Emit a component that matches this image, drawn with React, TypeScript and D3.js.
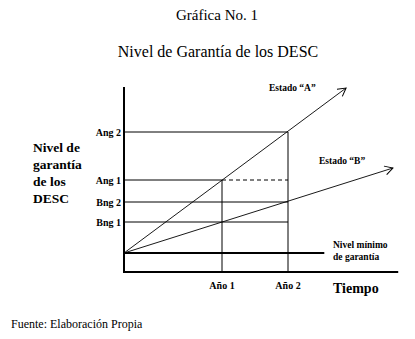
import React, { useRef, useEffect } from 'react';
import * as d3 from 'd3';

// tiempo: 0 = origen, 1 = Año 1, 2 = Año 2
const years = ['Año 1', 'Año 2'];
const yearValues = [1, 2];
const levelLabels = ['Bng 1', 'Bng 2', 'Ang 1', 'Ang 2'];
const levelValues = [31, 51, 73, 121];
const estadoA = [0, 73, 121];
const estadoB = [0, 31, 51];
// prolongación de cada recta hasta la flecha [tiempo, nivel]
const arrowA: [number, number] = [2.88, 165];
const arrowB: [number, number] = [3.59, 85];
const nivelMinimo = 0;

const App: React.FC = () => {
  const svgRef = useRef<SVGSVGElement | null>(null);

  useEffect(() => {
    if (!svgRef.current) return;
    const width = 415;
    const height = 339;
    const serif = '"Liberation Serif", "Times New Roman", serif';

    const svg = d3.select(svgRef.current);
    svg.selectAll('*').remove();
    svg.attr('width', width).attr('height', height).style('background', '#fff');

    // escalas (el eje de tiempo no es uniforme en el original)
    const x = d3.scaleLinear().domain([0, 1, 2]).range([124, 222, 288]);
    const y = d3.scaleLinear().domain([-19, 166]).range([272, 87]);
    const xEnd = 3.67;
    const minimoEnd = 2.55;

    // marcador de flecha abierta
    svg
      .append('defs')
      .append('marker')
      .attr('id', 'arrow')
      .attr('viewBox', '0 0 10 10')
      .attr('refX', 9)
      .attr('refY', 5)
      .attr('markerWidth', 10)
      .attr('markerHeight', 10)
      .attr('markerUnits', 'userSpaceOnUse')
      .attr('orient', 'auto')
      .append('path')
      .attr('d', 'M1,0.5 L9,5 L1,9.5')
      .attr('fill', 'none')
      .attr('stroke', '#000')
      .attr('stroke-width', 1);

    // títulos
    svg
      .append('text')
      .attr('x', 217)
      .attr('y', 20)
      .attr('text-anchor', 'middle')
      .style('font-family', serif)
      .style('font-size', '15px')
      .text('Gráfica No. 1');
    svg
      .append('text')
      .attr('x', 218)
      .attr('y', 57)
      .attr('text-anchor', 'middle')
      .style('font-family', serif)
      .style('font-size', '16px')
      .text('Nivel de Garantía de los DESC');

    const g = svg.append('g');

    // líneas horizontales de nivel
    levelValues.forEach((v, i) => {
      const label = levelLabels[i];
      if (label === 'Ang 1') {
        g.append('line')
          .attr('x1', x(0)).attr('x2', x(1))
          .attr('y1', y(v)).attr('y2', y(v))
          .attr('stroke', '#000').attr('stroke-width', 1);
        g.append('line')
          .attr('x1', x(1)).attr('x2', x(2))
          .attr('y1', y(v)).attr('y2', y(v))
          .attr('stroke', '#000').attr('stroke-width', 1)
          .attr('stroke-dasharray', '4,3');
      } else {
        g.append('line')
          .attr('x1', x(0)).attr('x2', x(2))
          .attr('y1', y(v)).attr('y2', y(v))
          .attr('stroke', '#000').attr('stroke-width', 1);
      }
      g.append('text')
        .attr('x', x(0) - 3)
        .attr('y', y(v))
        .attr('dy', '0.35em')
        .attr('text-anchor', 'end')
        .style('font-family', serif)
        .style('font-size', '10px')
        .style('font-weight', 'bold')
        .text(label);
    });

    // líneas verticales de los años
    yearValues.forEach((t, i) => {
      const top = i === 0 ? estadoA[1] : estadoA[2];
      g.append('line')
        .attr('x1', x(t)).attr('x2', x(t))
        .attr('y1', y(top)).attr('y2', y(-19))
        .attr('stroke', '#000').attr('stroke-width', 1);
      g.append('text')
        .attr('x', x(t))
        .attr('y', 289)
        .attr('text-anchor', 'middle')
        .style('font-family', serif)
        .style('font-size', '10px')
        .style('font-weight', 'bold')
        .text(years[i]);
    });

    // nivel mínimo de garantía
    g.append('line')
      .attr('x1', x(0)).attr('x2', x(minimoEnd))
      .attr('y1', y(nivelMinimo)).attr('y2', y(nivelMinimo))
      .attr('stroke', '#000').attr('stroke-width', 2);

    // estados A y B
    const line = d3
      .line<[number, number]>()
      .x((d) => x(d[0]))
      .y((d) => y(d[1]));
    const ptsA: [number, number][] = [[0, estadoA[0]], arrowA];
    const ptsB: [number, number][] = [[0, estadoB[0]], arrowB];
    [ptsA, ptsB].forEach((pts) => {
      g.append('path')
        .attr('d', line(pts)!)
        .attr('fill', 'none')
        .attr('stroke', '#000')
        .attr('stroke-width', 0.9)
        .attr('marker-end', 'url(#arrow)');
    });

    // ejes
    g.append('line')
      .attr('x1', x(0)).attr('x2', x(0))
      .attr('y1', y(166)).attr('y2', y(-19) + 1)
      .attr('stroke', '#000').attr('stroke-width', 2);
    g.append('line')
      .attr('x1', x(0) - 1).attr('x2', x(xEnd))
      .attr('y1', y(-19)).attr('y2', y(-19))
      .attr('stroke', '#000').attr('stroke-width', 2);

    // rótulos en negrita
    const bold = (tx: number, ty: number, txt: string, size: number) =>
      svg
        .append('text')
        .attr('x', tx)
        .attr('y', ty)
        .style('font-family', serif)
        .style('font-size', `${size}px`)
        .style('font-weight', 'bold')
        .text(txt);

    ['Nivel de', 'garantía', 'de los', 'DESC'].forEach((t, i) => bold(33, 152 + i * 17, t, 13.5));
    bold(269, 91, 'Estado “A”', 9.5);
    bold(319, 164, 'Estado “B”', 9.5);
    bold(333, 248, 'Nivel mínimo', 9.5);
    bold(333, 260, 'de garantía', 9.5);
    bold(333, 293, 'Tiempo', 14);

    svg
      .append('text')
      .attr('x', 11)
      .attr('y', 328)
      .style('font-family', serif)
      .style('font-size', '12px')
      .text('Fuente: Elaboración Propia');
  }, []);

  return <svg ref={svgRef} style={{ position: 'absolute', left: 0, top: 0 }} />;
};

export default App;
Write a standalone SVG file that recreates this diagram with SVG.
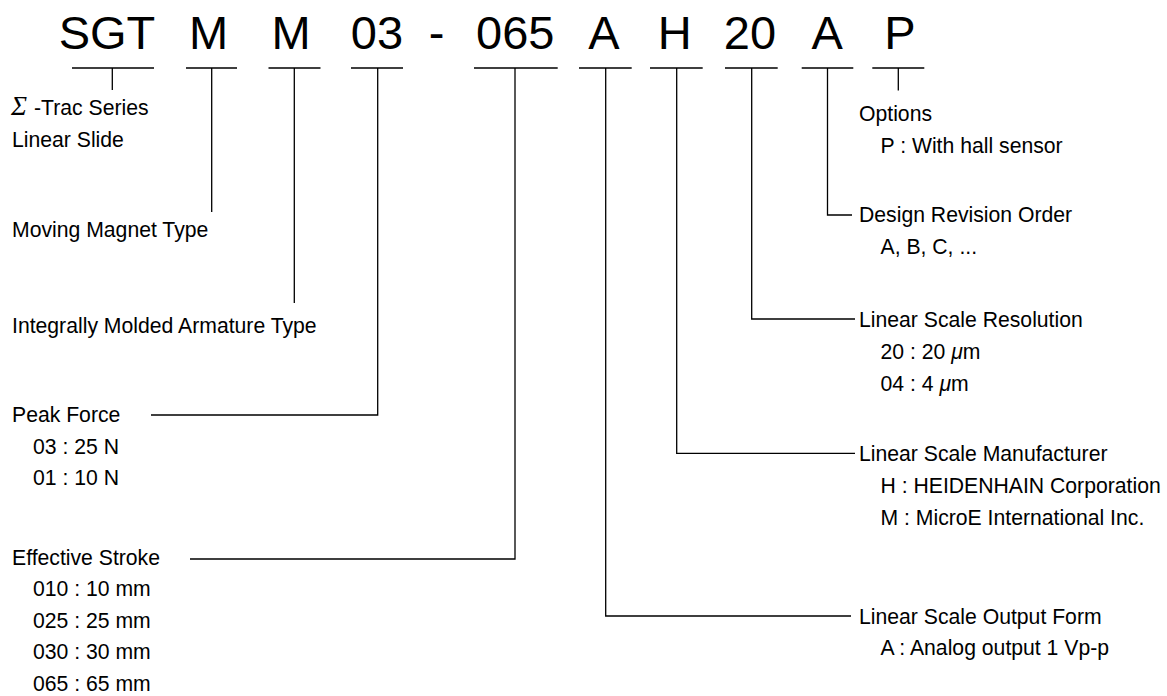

# Requirement
Identify and list each line with the word "this".

# Solution to the problem
Emit a component that matches this image, drawn with React, TypeScript and D3.js.
Write a standalone SVG file that recreates this diagram with SVG.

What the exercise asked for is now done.